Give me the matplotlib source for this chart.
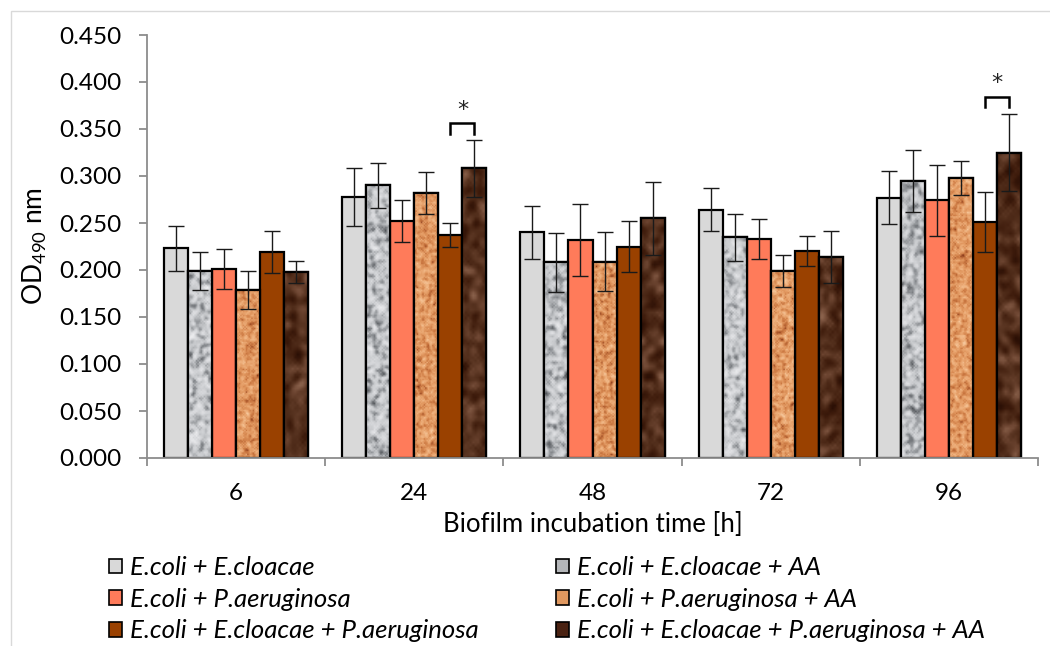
import numpy as np
import matplotlib
matplotlib.use("Agg")
import matplotlib.pyplot as plt
from matplotlib.colors import LinearSegmentedColormap
from matplotlib.patches import Patch, Rectangle

plt.rcParams['font.family'] = ['Lato', 'DejaVu Sans']
plt.rcParams['mathtext.fontset'] = 'custom'
plt.rcParams['mathtext.rm'] = 'Lato'

times = ['6', '24', '48', '72', '96']
labels = [
    'E.coli + E.cloacae',
    'E.coli + E.cloacae + AA',
    'E.coli + P.aeruginosa',
    'E.coli + P.aeruginosa + AA',
    'E.coli + E.cloacae + P.aeruginosa',
    'E.coli + E.cloacae + P.aeruginosa + AA',
]

# mean OD490 per series, one value per time point
ec_ecl = [0.223, 0.278, 0.240, 0.264, 0.277]
ec_ecl_aa = [0.199, 0.290, 0.208, 0.235, 0.295]
ec_pa = [0.201, 0.252, 0.232, 0.233, 0.274]
ec_pa_aa = [0.179, 0.282, 0.209, 0.199, 0.298]
ec_ecl_pa = [0.219, 0.237, 0.225, 0.220, 0.251]
ec_ecl_pa_aa = [0.198, 0.308, 0.255, 0.214, 0.325]

# standard deviations
sd_ec_ecl = [0.024, 0.031, 0.028, 0.023, 0.028]
sd_ec_ecl_aa = [0.020, 0.024, 0.031, 0.025, 0.033]
sd_ec_pa = [0.021, 0.022, 0.038, 0.021, 0.038]
sd_ec_pa_aa = [0.020, 0.022, 0.031, 0.017, 0.018]
sd_ec_ecl_pa = [0.022, 0.013, 0.027, 0.016, 0.032]
sd_ec_ecl_pa_aa = [0.012, 0.030, 0.039, 0.028, 0.041]

# significant pairs: (time index, series a, series b)
sig_pairs = [(1, 4, 5), (4, 4, 5)]

means = [ec_ecl, ec_ecl_aa, ec_pa, ec_pa_aa, ec_ecl_pa, ec_ecl_pa_aa]
sds = [sd_ec_ecl, sd_ec_ecl_aa, sd_ec_pa, sd_ec_pa_aa, sd_ec_ecl_pa, sd_ec_ecl_pa_aa]


def make_texture(h, w, seed, smooth=2):
    # deterministic hash noise, blurred a bit to look like a stone/cork fill
    yy, xx = np.mgrid[0:h, 0:w].astype(float)
    n = np.sin(xx * 12.9898 + yy * 78.233 + seed * 37.719) * 43758.5453
    n = n - np.floor(n)
    for _ in range(smooth):
        n = (n + np.roll(n, 1, 0) + np.roll(n, -1, 0)
             + np.roll(n, 1, 1) + np.roll(n, -1, 1)) / 5.0
    n = (n - n.min()) / (n.max() - n.min())
    return n


grey_cm = LinearSegmentedColormap.from_list(
    'granite', ['#4c4f53', '#8a8d91', '#c6c8cb', '#dcdde0', '#f0f0f2'])
tan_cm = LinearSegmentedColormap.from_list(
    'cork', ['#8a3a1a', '#c8743e', '#e39a62', '#efb27f', '#f7cda4'])
brown_cm = LinearSegmentedColormap.from_list(
    'wood', ['#2a0f05', '#3f1c0c', '#54301d', '#6e4632', '#8a624c'])

styles = [
    dict(color='#d9d9d9', tex=None),
    dict(color='#b4b6b9', tex=(grey_cm, 2, 260, 16)),
    dict(color='#ff7b5a', tex=None),
    dict(color='#e0985f', tex=(tan_cm, 1, 300, 18)),
    dict(color='#9a4100', tex=None),
    dict(color='#4a2212', tex=(brown_cm, 3, 150, 10)),
]

fig = plt.figure(figsize=(10.5, 6.46), dpi=100)
fig.patches.append(Rectangle((11 / 1050, -0.2), 1.2, 1.2 - 11 / 646,
                             transform=fig.transFigure, fill=False,
                             edgecolor='#d9d9d9', linewidth=1.0))
ax = fig.add_axes([147 / 1050, 1 - 458 / 646, (1038 - 147) / 1050, (458 - 35) / 646])

x = np.arange(len(times))
bw = 0.135
ymax = 0.45
handles = []
for i, (m, s, st) in enumerate(zip(means, sds, styles)):
    pos = x + (i - 2.5) * bw
    bars = ax.bar(pos, m, width=bw, color=st['color'], edgecolor='black',
                  linewidth=1.6, zorder=2)
    if st['tex'] is not None:
        cm, sm, th, tw = st['tex']
        for j, b in enumerate(bars):
            tex = make_texture(th, tw, seed=i * 10 + j + 1, smooth=sm)
            im = ax.imshow(tex, cmap=cm, aspect='auto', interpolation='bilinear',
                           extent=(b.get_x(), b.get_x() + b.get_width(), 0, ymax),
                           origin='lower', zorder=2.1)
            im.set_clip_path(b)
            edge = Rectangle((b.get_x(), 0), b.get_width(), b.get_height(),
                             fill=False, edgecolor='black', linewidth=1.6, zorder=2.2)
            ax.add_patch(edge)
    ax.errorbar(pos, m, yerr=s, fmt='none', ecolor='#1a1a1a', elinewidth=1.0,
                capsize=5.5, capthick=1.0, zorder=3)
    handles.append(Patch(facecolor=st['color'], edgecolor='black', linewidth=1.2))

# significance brackets
for t, a, b in sig_pairs:
    xa = x[t] + (a - 2.5) * bw
    xb = x[t] + (b - 2.5) * bw
    top = max(means[a][t] + sds[a][t], means[b][t] + sds[b][t])
    y0 = top + 0.007
    y1 = top + 0.018
    ax.plot([xa, xa, xb, xb], [y0, y1, y1, y0], color='black', linewidth=1.8,
            solid_joinstyle='miter', zorder=3)
    ax.text((xa + xb) / 2, y1 + 0.004, '*', ha='center', va='bottom',
            fontsize=16, family='DejaVu Sans', color='#222222')

ax.set_xlim(-0.5, len(times) - 0.5)
ax.set_ylim(0, ymax)
ax.set_yticks(np.arange(0, 0.451, 0.05))
ax.set_yticklabels(['%.3f' % v for v in np.arange(0, 0.451, 0.05)])
ax.set_xticks(np.arange(-0.5, len(times), 1.0))
ax.set_xticklabels([])
ax.set_xticks(x, minor=True)
ax.set_xticklabels(times, minor=True)

for sp in ['top', 'right']:
    ax.spines[sp].set_visible(False)
for sp in ['left', 'bottom']:
    ax.spines[sp].set_color('#8c8c8c')
    ax.spines[sp].set_linewidth(1.3)

ax.tick_params(axis='y', direction='out', length=6, width=1.3, color='#8c8c8c',
               labelsize=17.5, pad=12, labelcolor='black')
ax.tick_params(axis='x', which='major', direction='out', length=6, width=1.3,
               color='#8c8c8c')
ax.tick_params(axis='x', which='minor', length=0, labelsize=17.5, pad=18)

ax.set_xlabel('Biofilm incubation time [h]', fontsize=18.5, labelpad=6)
ax.set_ylabel('OD$_{490}$ nm', fontsize=19)
ax.yaxis.set_label_coords(-0.11, 0.5)

leg_kw = dict(frameon=False, prop=dict(family='Lato', style='italic', size=18.5),
              handlelength=0.5, handleheight=0.5, handletextpad=0.3,
              labelspacing=0.34, borderaxespad=0, borderpad=0)
order1 = [0, 2, 4]
order2 = [1, 3, 5]
fig.legend([handles[k] for k in order1], [labels[k] for k in order1],
           loc='upper left', bbox_to_anchor=(109 / 1050, 1 - 556 / 646), **leg_kw)
fig.legend([handles[k] for k in order2], [labels[k] for k in order2],
           loc='upper left', bbox_to_anchor=(556 / 1050, 1 - 556 / 646), **leg_kw)

fig.savefig('out.png', dpi=100)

## EXERCISE PROMPT
Omit every picture while copying the listing above exactly.

## ANSWER TO THIS EXERCISE
Give me the matplotlib source for this chart.
import numpy as np
import matplotlib
matplotlib.use("Agg")
import matplotlib.pyplot as plt
from matplotlib.colors import LinearSegmentedColormap
from matplotlib.patches import Patch, Rectangle

plt.rcParams['font.family'] = ['Lato', 'DejaVu Sans']
plt.rcParams['mathtext.fontset'] = 'custom'
plt.rcParams['mathtext.rm'] = 'Lato'

times = ['6', '24', '48', '72', '96']
labels = [
    'E.coli + E.cloacae',
    'E.coli + E.cloacae + AA',
    'E.coli + P.aeruginosa',
    'E.coli + P.aeruginosa + AA',
    'E.coli + E.cloacae + P.aeruginosa',
    'E.coli + E.cloacae + P.aeruginosa + AA',
]

# mean OD490 per series, one value per time point
ec_ecl = [0.223, 0.278, 0.240, 0.264, 0.277]
ec_ecl_aa = [0.199, 0.290, 0.208, 0.235, 0.295]
ec_pa = [0.201, 0.252, 0.232, 0.233, 0.274]
ec_pa_aa = [0.179, 0.282, 0.209, 0.199, 0.298]
ec_ecl_pa = [0.219, 0.237, 0.225, 0.220, 0.251]
ec_ecl_pa_aa = [0.198, 0.308, 0.255, 0.214, 0.325]

# standard deviations
sd_ec_ecl = [0.024, 0.031, 0.028, 0.023, 0.028]
sd_ec_ecl_aa = [0.020, 0.024, 0.031, 0.025, 0.033]
sd_ec_pa = [0.021, 0.022, 0.038, 0.021, 0.038]
sd_ec_pa_aa = [0.020, 0.022, 0.031, 0.017, 0.018]
sd_ec_ecl_pa = [0.022, 0.013, 0.027, 0.016, 0.032]
sd_ec_ecl_pa_aa = [0.012, 0.030, 0.039, 0.028, 0.041]

# significant pairs: (time index, series a, series b)
sig_pairs = [(1, 4, 5), (4, 4, 5)]

means = [ec_ecl, ec_ecl_aa, ec_pa, ec_pa_aa, ec_ecl_pa, ec_ecl_pa_aa]
sds = [sd_ec_ecl, sd_ec_ecl_aa, sd_ec_pa, sd_ec_pa_aa, sd_ec_ecl_pa, sd_ec_ecl_pa_aa]


def make_texture(h, w, seed, smooth=2):
    # deterministic hash noise, blurred a bit to look like a stone/cork fill
    yy, xx = np.mgrid[0:h, 0:w].astype(float)
    n = np.sin(xx * 12.9898 + yy * 78.233 + seed * 37.719) * 43758.5453
    n = n - np.floor(n)
    for _ in range(smooth):
        n = (n + np.roll(n, 1, 0) + np.roll(n, -1, 0)
             + np.roll(n, 1, 1) + np.roll(n, -1, 1)) / 5.0
    n = (n - n.min()) / (n.max() - n.min())
    return n


grey_cm = LinearSegmentedColormap.from_list(
    'granite', ['#4c4f53', '#8a8d91', '#c6c8cb', '#dcdde0', '#f0f0f2'])
tan_cm = LinearSegmentedColormap.from_list(
    'cork', ['#8a3a1a', '#c8743e', '#e39a62', '#efb27f', '#f7cda4'])
brown_cm = LinearSegmentedColormap.from_list(
    'wood', ['#2a0f05', '#3f1c0c', '#54301d', '#6e4632', '#8a624c'])

styles = [
    dict(color='#d9d9d9', tex=None),
    dict(color='#b4b6b9', tex=(grey_cm, 2, 260, 16)),
    dict(color='#ff7b5a', tex=None),
    dict(color='#e0985f', tex=(tan_cm, 1, 300, 18)),
    dict(color='#9a4100', tex=None),
    dict(color='#4a2212', tex=(brown_cm, 3, 150, 10)),
]

fig = plt.figure(figsize=(10.5, 6.46), dpi=100)
fig.patches.append(Rectangle((11 / 1050, -0.2), 1.2, 1.2 - 11 / 646,
                             transform=fig.transFigure, fill=False,
                             edgecolor='#d9d9d9', linewidth=1.0))
ax = fig.add_axes([147 / 1050, 1 - 458 / 646, (1038 - 147) / 1050, (458 - 35) / 646])

x = np.arange(len(times))
bw = 0.135
ymax = 0.45
handles = []
for i, (m, s, st) in enumerate(zip(means, sds, styles)):
    pos = x + (i - 2.5) * bw
    bars = ax.bar(pos, m, width=bw, color=st['color'], edgecolor='black',
                  linewidth=1.6, zorder=2)
    if st['tex'] is not None:
        cm, sm, th, tw = st['tex']
        for j, b in enumerate(bars):
            tex = make_texture(th, tw, seed=i * 10 + j + 1, smooth=sm)
            im = ax.imshow(tex, cmap=cm, aspect='auto', interpolation='bilinear',
                           extent=(b.get_x(), b.get_x() + b.get_width(), 0, ymax),
                           origin='lower', zorder=2.1)
            im.set_clip_path(b)
            edge = Rectangle((b.get_x(), 0), b.get_width(), b.get_height(),
                             fill=False, edgecolor='black', linewidth=1.6, zorder=2.2)
            ax.add_patch(edge)
    ax.errorbar(pos, m, yerr=s, fmt='none', ecolor='#1a1a1a', elinewidth=1.0,
                capsize=5.5, capthick=1.0, zorder=3)
    handles.append(Patch(facecolor=st['color'], edgecolor='black', linewidth=1.2))

# significance brackets
for t, a, b in sig_pairs:
    xa = x[t] + (a - 2.5) * bw
    xb = x[t] + (b - 2.5) * bw
    top = max(means[a][t] + sds[a][t], means[b][t] + sds[b][t])
    y0 = top + 0.007
    y1 = top + 0.018
    ax.plot([xa, xa, xb, xb], [y0, y1, y1, y0], color='black', linewidth=1.8,
            solid_joinstyle='miter', zorder=3)
    ax.text((xa + xb) / 2, y1 + 0.004, '*', ha='center', va='bottom',
            fontsize=16, family='DejaVu Sans', color='#222222')

ax.set_xlim(-0.5, len(times) - 0.5)
ax.set_ylim(0, ymax)
ax.set_yticks(np.arange(0, 0.451, 0.05))
ax.set_yticklabels(['%.3f' % v for v in np.arange(0, 0.451, 0.05)])
ax.set_xticks(np.arange(-0.5, len(times), 1.0))
ax.set_xticklabels([])
ax.set_xticks(x, minor=True)
ax.set_xticklabels(times, minor=True)

for sp in ['top', 'right']:
    ax.spines[sp].set_visible(False)
for sp in ['left', 'bottom']:
    ax.spines[sp].set_color('#8c8c8c')
    ax.spines[sp].set_linewidth(1.3)

ax.tick_params(axis='y', direction='out', length=6, width=1.3, color='#8c8c8c',
               labelsize=17.5, pad=12, labelcolor='black')
ax.tick_params(axis='x', which='major', direction='out', length=6, width=1.3,
               color='#8c8c8c')
ax.tick_params(axis='x', which='minor', length=0, labelsize=17.5, pad=18)

ax.set_xlabel('Biofilm incubation time [h]', fontsize=18.5, labelpad=6)
ax.set_ylabel('OD$_{490}$ nm', fontsize=19)
ax.yaxis.set_label_coords(-0.11, 0.5)

leg_kw = dict(frameon=False, prop=dict(family='Lato', style='italic', size=18.5),
              handlelength=0.5, handleheight=0.5, handletextpad=0.3,
              labelspacing=0.34, borderaxespad=0, borderpad=0)
order1 = [0, 2, 4]
order2 = [1, 3, 5]
fig.legend([handles[k] for k in order1], [labels[k] for k in order1],
           loc='upper left', bbox_to_anchor=(109 / 1050, 1 - 556 / 646), **leg_kw)
fig.legend([handles[k] for k in order2], [labels[k] for k in order2],
           loc='upper left', bbox_to_anchor=(556 / 1050, 1 - 556 / 646), **leg_kw)

fig.savefig('out.png', dpi=100)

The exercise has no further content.